Since the pandemic, things have gotten much worse. We have seen a failure on the part of the Home Office to properly consult with Birmingham City Council and our neighbours over further contingency arrangements – putting the support we provide to the asylum-seeking community under more strain and exposing these vulnerable people to further risk.
And we have seen a failure by Serco to safeguard the people in their care. Our public health teams gave a series of recommendations to Serco designed to prevent a Covid outbreak at the initial accommodation centre they manage in Birmingham. It appears that a number of these recommendations were not followed. There has now been a significant Covid outbreak at the centre and it has had to be closed. That has meant that residents have had to be moved into alternative accommodation in Birmingham and elsewhere.
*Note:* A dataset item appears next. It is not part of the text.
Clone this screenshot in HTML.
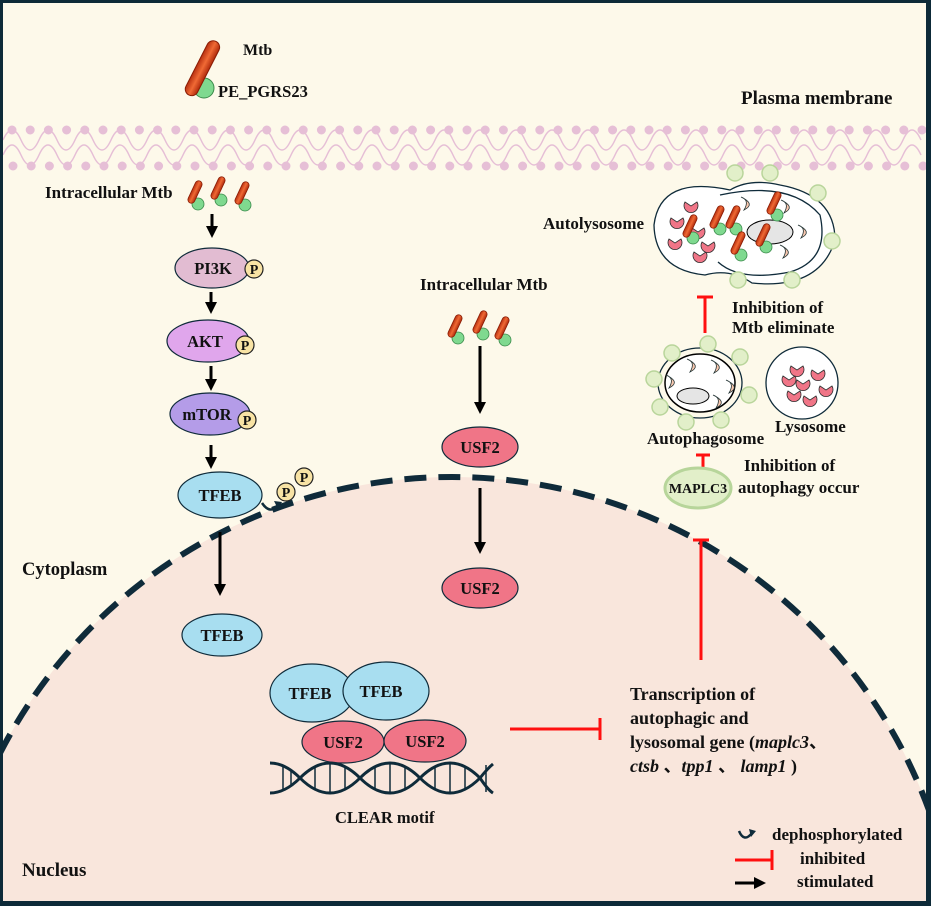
<!DOCTYPE html>
<html><head><meta charset="utf-8"><style>
html,body{margin:0;padding:0;background:#0d2a38;overflow:hidden;width:931px;height:906px}
svg{display:block;position:absolute;left:0;top:0}
text{font-family:"Liberation Serif",serif;font-weight:bold;fill:#111}
</style></head><body>
<svg width="931" height="906" viewBox="0 0 931 906" xmlns="http://www.w3.org/2000/svg">
<defs>
<linearGradient id="rod" x1="0" y1="0" x2="1" y2="0">
<stop offset="0" stop-color="#b83010"/><stop offset="0.5" stop-color="#f06a35"/><stop offset="1" stop-color="#b02a0c"/></linearGradient>
<marker id="ah" viewBox="0 0 10 10" refX="5" refY="5" markerWidth="4" markerHeight="4" orient="auto"><path d="M0,0 L10,5 L0,10z" fill="#000"/></marker>
<g id="bac"><circle cx="3" cy="12" r="6" fill="#7fd98f" stroke="#3a8a4a" stroke-width="0.8"/><rect x="-3.5" y="-12" width="7" height="24" rx="3.5" fill="url(#rod)" stroke="#8a1d05" stroke-width="0.8" transform="rotate(25)"/></g>
<g id="cres"><path d="M-6,-4 A7,7 0 1 0 6,-4 L0,0 Z" fill="#f07587" stroke="#333" stroke-width="0.8"/></g>
<g id="crs2"><path d="M-7,-5 Q2,-2 -4,8 Q8,2 -7,-5Z" fill="#f7c6ae" stroke="#233" stroke-width="0.8"/></g>
<g id="vg"><circle r="8" fill="#e2efc9" stroke="#b9d59b" stroke-width="1.5"/></g>
<clipPath id="cp"><rect x="3" y="3" width="923" height="898"/></clipPath>
</defs>
<rect x="3" y="3" width="923" height="898" fill="#fdf9ea"/>
<g clip-path="url(#cp)">
<circle cx="452" cy="985" r="508" fill="#f9e6dc" stroke="#0f2b3a" stroke-width="6" stroke-dasharray="22 12"/>
</g>
<!-- membrane -->
<g fill="none" stroke="#e6bfd6" stroke-width="1.5" clip-path="url(#cp)">
<path d="M3,140 Q12,120 21,140 Q30,160 39,140 Q48,120 57,140 Q66,160 75,140 Q84,120 93,140 Q102,160 111,140 Q120,120 129,140 Q138,160 147,140 Q156,120 165,140 Q174,160 183,140 Q192,120 201,140 Q210,160 219,140 Q228,120 237,140 Q246,160 255,140 Q264,120 273,140 Q282,160 291,140 Q300,120 309,140 Q318,160 327,140 Q336,120 345,140 Q354,160 363,140 Q372,120 381,140 Q390,160 399,140 Q408,120 417,140 Q426,160 435,140 Q444,120 453,140 Q462,160 471,140 Q480,120 489,140 Q498,160 507,140 Q516,120 525,140 Q534,160 543,140 Q552,120 561,140 Q570,160 579,140 Q588,120 597,140 Q606,160 615,140 Q624,120 633,140 Q642,160 651,140 Q660,120 669,140 Q678,160 687,140 Q696,120 705,140 Q714,160 723,140 Q732,120 741,140 Q750,160 759,140 Q768,120 777,140 Q786,160 795,140 Q804,120 813,140 Q822,160 831,140 Q840,120 849,140 Q858,160 867,140 Q876,120 885,140 Q894,160 903,140 Q912,120 921,140"/>
<path d="M3,155 Q12,135 21,155 Q30,175 39,155 Q48,135 57,155 Q66,175 75,155 Q84,135 93,155 Q102,175 111,155 Q120,135 129,155 Q138,175 147,155 Q156,135 165,155 Q174,175 183,155 Q192,135 201,155 Q210,175 219,155 Q228,135 237,155 Q246,175 255,155 Q264,135 273,155 Q282,175 291,155 Q300,135 309,155 Q318,175 327,155 Q336,135 345,155 Q354,175 363,155 Q372,135 381,155 Q390,175 399,155 Q408,135 417,155 Q426,175 435,155 Q444,135 453,155 Q462,175 471,155 Q480,135 489,155 Q498,175 507,155 Q516,135 525,155 Q534,175 543,155 Q552,135 561,155 Q570,175 579,155 Q588,135 597,155 Q606,175 615,155 Q624,135 633,155 Q642,175 651,155 Q660,135 669,155 Q678,175 687,155 Q696,135 705,155 Q714,175 723,155 Q732,135 741,155 Q750,175 759,155 Q768,135 777,155 Q786,175 795,155 Q804,135 813,155 Q822,175 831,155 Q840,135 849,155 Q858,175 867,155 Q876,135 885,155 Q894,175 903,155 Q912,135 921,155"/>
<line x1="12" y1="130" x2="926" y2="130" stroke-width="9" stroke-linecap="round" stroke-dasharray="0 18.2"/>
<line x1="13" y1="166" x2="926" y2="166" stroke-width="9" stroke-linecap="round" stroke-dasharray="0 18.2"/>
</g>
<!-- top Mtb -->
<circle cx="204" cy="88" r="10" fill="#7fd98f" stroke="#3a8a4a"/>
<rect x="196" y="38" width="13" height="60" rx="6.5" fill="url(#rod)" stroke="#8a1d05" transform="rotate(27 202 68)"/>
<text x="243" y="55" font-size="16">Mtb</text>
<text x="218" y="97" font-size="16.5">PE_PGRS23</text>
<text x="741" y="104" font-size="19">Plasma membrane</text>
<!-- left pathway -->
<text x="45" y="198" font-size="17">Intracellular Mtb</text>
<use href="#bac" x="195" y="192"/><use href="#bac" x="218" y="188"/><use href="#bac" x="242" y="193"/>
<g stroke="#000" stroke-width="3" marker-end="url(#ah)">
<line x1="212" y1="214" x2="212" y2="232"/><line x1="211" y1="292" x2="211" y2="308"/><line x1="211" y1="366" x2="211" y2="385"/><line x1="211" y1="445" x2="211" y2="463"/>
<line x1="220" y1="532" x2="220" y2="590"/>
<line x1="480" y1="346" x2="480" y2="408"/><line x1="480" y1="488" x2="480" y2="548"/>
<line x1="735" y1="883" x2="760" y2="883"/>
</g>
<g stroke="#0f2b3a" stroke-width="1.2">
<ellipse cx="212" cy="268" rx="37" ry="20" fill="#e2bcd2"/>
<ellipse cx="208" cy="341" rx="41" ry="21" fill="#e0a6ec"/>
<ellipse cx="210" cy="414" rx="40" ry="21" fill="#b49ce8"/>
<ellipse cx="220" cy="495" rx="42" ry="23" fill="#a8def0"/>
<ellipse cx="222" cy="635" rx="40" ry="21" fill="#a8def0"/>
<ellipse cx="480" cy="447" rx="38" ry="20" fill="#f07587"/>
<ellipse cx="480" cy="588" rx="38" ry="20" fill="#f07587"/>
<ellipse cx="312" cy="693" rx="42" ry="29" fill="#a8def0"/>
<ellipse cx="386" cy="691" rx="43" ry="29" fill="#a8def0"/>
<ellipse cx="343" cy="742" rx="41" ry="21" fill="#f07587"/>
<ellipse cx="425" cy="741" rx="41" ry="21" fill="#f07587"/>
</g>
<g fill="#f8e3a4" stroke="#222" stroke-width="1.2">
<circle cx="254" cy="269" r="9"/><circle cx="245" cy="345" r="9"/><circle cx="247" cy="420" r="9"/>
<circle cx="286" cy="492" r="9"/><circle cx="304" cy="477" r="9"/>
</g>
<g font-size="14" text-anchor="middle">
<text x="254" y="274">P</text><text x="245" y="350">P</text><text x="247" y="425">P</text><text x="286" y="497">P</text><text x="304" y="482">P</text>
</g>
<path d="M262,503 Q270,515 278,505" fill="none" stroke="#0f2b3a" stroke-width="2.5"/><path d="M274,501 L282,502 L278,509z" fill="#0f2b3a"/>
<g font-size="16.5" text-anchor="middle">
<text x="213" y="274">PI3K</text><text x="205" y="347">AKT</text><text x="207" y="420">mTOR</text><text x="220" y="501">TFEB</text><text x="222" y="641">TFEB</text>
<text x="480" y="453">USF2</text><text x="480" y="594">USF2</text>
<text x="310" y="699">TFEB</text><text x="381" y="697">TFEB</text><text x="343" y="748">USF2</text><text x="425" y="747">USF2</text>
</g>
<text x="22" y="575" font-size="18.5">Cytoplasm</text>
<text x="22" y="876" font-size="19">Nucleus</text>
<!-- middle -->
<text x="420" y="290" font-size="17">Intracellular Mtb</text>
<use href="#bac" x="455" y="326"/><use href="#bac" x="480" y="322"/><use href="#bac" x="502" y="328"/>
<!-- DNA -->
<g fill="none" stroke="#0f2b3a" stroke-width="3">
<path d="M270,763 Q285,763 300,778 Q315,793 330,793 Q345,793 360,778 Q375,763 390,763 Q405,763 420,778 Q435,793 450,793 Q465,793 480,778 Q488,768 493,764"/>
<path d="M270,793 Q285,793 300,778 Q315,763 330,763 Q345,763 360,778 Q375,793 390,793 Q405,793 420,778 Q435,763 450,763 Q465,763 480,778 Q488,790 493,793"/>
</g>
<g stroke="#0f2b3a" stroke-width="1.5">
<line x1="283" y1="766" x2="283" y2="790"/><line x1="291" y1="770" x2="291" y2="786"/><line x1="315" y1="767" x2="315" y2="790"/><line x1="330" y1="763" x2="330" y2="793"/><line x1="345" y1="767" x2="345" y2="790"/>
<line x1="375" y1="767" x2="375" y2="790"/><line x1="390" y1="763" x2="390" y2="793"/><line x1="405" y1="767" x2="405" y2="790"/><line x1="435" y1="767" x2="435" y2="790"/><line x1="450" y1="763" x2="450" y2="793"/><line x1="465" y1="767" x2="465" y2="790"/><line x1="486" y1="765" x2="486" y2="792"/>
</g>
<text x="335" y="823" font-size="16.5">CLEAR motif</text>
<!-- red inhibit -->
<g stroke="#ff1010" stroke-width="3">
<line x1="510" y1="729" x2="600" y2="729"/><line x1="600" y1="718" x2="600" y2="740"/>
<line x1="701" y1="660" x2="701" y2="540"/><line x1="693" y1="540" x2="709" y2="540"/>
<line x1="703" y1="472" x2="703" y2="455"/><line x1="696" y1="455" x2="710" y2="455"/>
<line x1="705" y1="333" x2="705" y2="297"/><line x1="697" y1="297" x2="713" y2="297"/>
<line x1="735" y1="860" x2="772" y2="860"/><line x1="772" y1="850" x2="772" y2="870"/>
</g>
<g font-size="18">
<text x="630" y="700">Transcription of</text>
<text x="630" y="724">autophagic and</text>
<text x="630" y="748">lysosomal gene (<tspan font-style="italic">maplc3</tspan><tspan font-family="Noto Sans CJK SC">、</tspan></text>
<text x="630" y="772"><tspan font-style="italic">ctsb</tspan> <tspan font-family="Noto Sans CJK SC">、</tspan><tspan font-style="italic">tpp1</tspan> <tspan font-family="Noto Sans CJK SC">、</tspan> <tspan font-style="italic">lamp1</tspan> )</text>
</g>
<!-- MAPLC3 -->
<ellipse cx="698" cy="488" rx="33" ry="20" fill="#e2efc9" stroke="#b7d59a" stroke-width="3"/>
<text x="698" y="493" font-size="14" text-anchor="middle">MAPLC3</text>
<g font-size="17">
<text x="744" y="471">Inhibition of</text><text x="738" y="493">autophagy occur</text>
<text x="732" y="313">Inhibition of</text><text x="732" y="333">Mtb eliminate</text>
<text x="647" y="444">Autophagosome</text><text x="775" y="432">Lysosome</text>
<text x="543" y="229">Autolysosome</text>
</g>
<!-- autophagosome -->
<ellipse cx="700" cy="383" rx="42" ry="35" fill="none" stroke="#0f2b3a" stroke-width="1.3"/>
<ellipse cx="700" cy="383" rx="35" ry="29" fill="#fff" stroke="#000" stroke-width="1.5"/>
<ellipse cx="693" cy="396" rx="16" ry="8" fill="#e5e5e5" stroke="#000"/>
<use href="#crs2" x="673" y="380"/><use href="#crs2" x="694" y="364"/><use href="#crs2" x="718" y="365"/><use href="#crs2" x="733" y="385"/><use href="#crs2" x="720" y="400"/>
<use href="#vg" x="708" y="344"/><use href="#vg" x="672" y="353"/><use href="#vg" x="740" y="357"/><use href="#vg" x="654" y="379"/><use href="#vg" x="749" y="395"/><use href="#vg" x="660" y="407"/><use href="#vg" x="686" y="422"/><use href="#vg" x="721" y="420"/>
<!-- lysosome -->
<circle cx="802" cy="383" r="36" fill="#fff" stroke="#0f2b3a" stroke-width="1.3"/>
<use href="#cres" x="797" y="370"/><use href="#cres" x="818" y="374"/><use href="#cres" x="789" y="380"/><use href="#cres" x="803" y="384"/><use href="#cres" x="826" y="390"/><use href="#cres" x="794" y="395"/><use href="#cres" x="810" y="400"/>
<!-- autolysosome -->
<path d="M730,190 Q660,175 654,225 Q655,270 705,275 Q730,268 752,283 Q820,290 835,240 Q835,195 780,185 Q750,178 730,190Z" fill="#fff" stroke="#0f2b3a" stroke-width="1.3"/>
<path d="M720,195 Q790,180 820,215 Q830,260 790,272 Q740,282 718,262" fill="none" stroke="#0f2b3a" stroke-width="1.3"/>
<ellipse cx="770" cy="232" rx="23" ry="12" fill="#e5e5e5" stroke="#000"/>
<use href="#cres" x="691" y="206"/><use href="#cres" x="677" y="222"/><use href="#cres" x="698" y="232"/><use href="#cres" x="675" y="243"/><use href="#cres" x="700" y="256"/><use href="#cres" x="708" y="246"/>
<use href="#crs2" x="748" y="202"/><use href="#crs2" x="788" y="205"/><use href="#crs2" x="805" y="230"/><use href="#crs2" x="787" y="250"/>
<use href="#bac" x="690" y="226"/><use href="#bac" x="717" y="217"/><use href="#bac" x="733" y="217"/><use href="#bac" x="774" y="203"/><use href="#bac" x="763" y="235"/><use href="#bac" x="738" y="243"/>
<use href="#vg" x="735" y="173"/><use href="#vg" x="770" y="173"/><use href="#vg" x="818" y="193"/><use href="#vg" x="832" y="241"/><use href="#vg" x="792" y="280"/><use href="#vg" x="738" y="280"/>
<!-- legend -->
<path d="M739,831 Q744,843 752,833" fill="none" stroke="#0f2b3a" stroke-width="2.5"/><path d="M749,829 L756,831 L751,837z" fill="#0f2b3a"/>
<g font-size="17">
<text x="772" y="840">dephosphorylated</text><text x="800" y="864">inhibited</text><text x="797" y="887">stimulated</text>
</g>
</svg>
</body></html>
We have significant concerns over the management of the alternative accommodation in the city and the extent to which the vulnerable people living there and the wider community have been safeguarded. This included the support provided to those having to self-isolate. As a result, we escalated our concerns to Public Health England and the Home Office. We have made it clear to the Home Secretary that it is beyond reckless for a Government commissioned provider to fail to take steps to protect the health of the vulnerable people they are paid to support.
We will not let up on this. Birmingham is proud to be a City of Sanctuary and this Council is proud to play its full part in ensuring that those fleeing persecution and terror will find safety and refuge here. We’ve been an active participant in the national asylum seeker support arrangements for over 20 years, in the Syrian Vulnerable Persons Scheme since 2016 and earlier this year renewed our commitment to the Government’s new Global Resettlement Scheme.
Contrary to some of the misleading stories in the papers and the fake news circulating online, being an asylum seeker in Britain is about as far from being a comfortable or luxurious lifestyle as you can get. The truth is that if you’re seeking asylum, you’re left for months without a decision on your claim; you face constant uncertainty over where you are accommodated; you’re banned from being able to earn your own way and are given just £5.66 to live on per day. It’s a pretty shocking way to treat people.
That’s why we’ve been working closely with charities and volunteers in Birmingham to try and help and support those seeking asylum and ensure that they don’t fall into further poverty and destitution. We’ve thrown our support behind the national “Lift The Ban” campaign, because we think its better that people waiting for an asylum decision should be allowed to work and contribute, rather than trapped in enforced inactivity and poverty. And in the last couple of weeks, we’ve secured an extra £1.4m in EU funding to save two projects that provide vital advice and support to asylum seekers after the Government pulled the plug.
The Council’s social care, housing and refugee and migration teams, together with Birmingham’s brilliant voluntary and community sector, are continuing to work hard to ensure those who need our help are accommodated and supported. They are proof that Birmingham remains a genuine City of Sanctuary and a place that offers hope for those who need it most.But we expect Government – and the organisations they are paying to act on their behalf – to respect these values too. Let them be in no doubt, Birmingham Labour will continue to be unrelenting in calling out and challenging their failures on this most important of issues.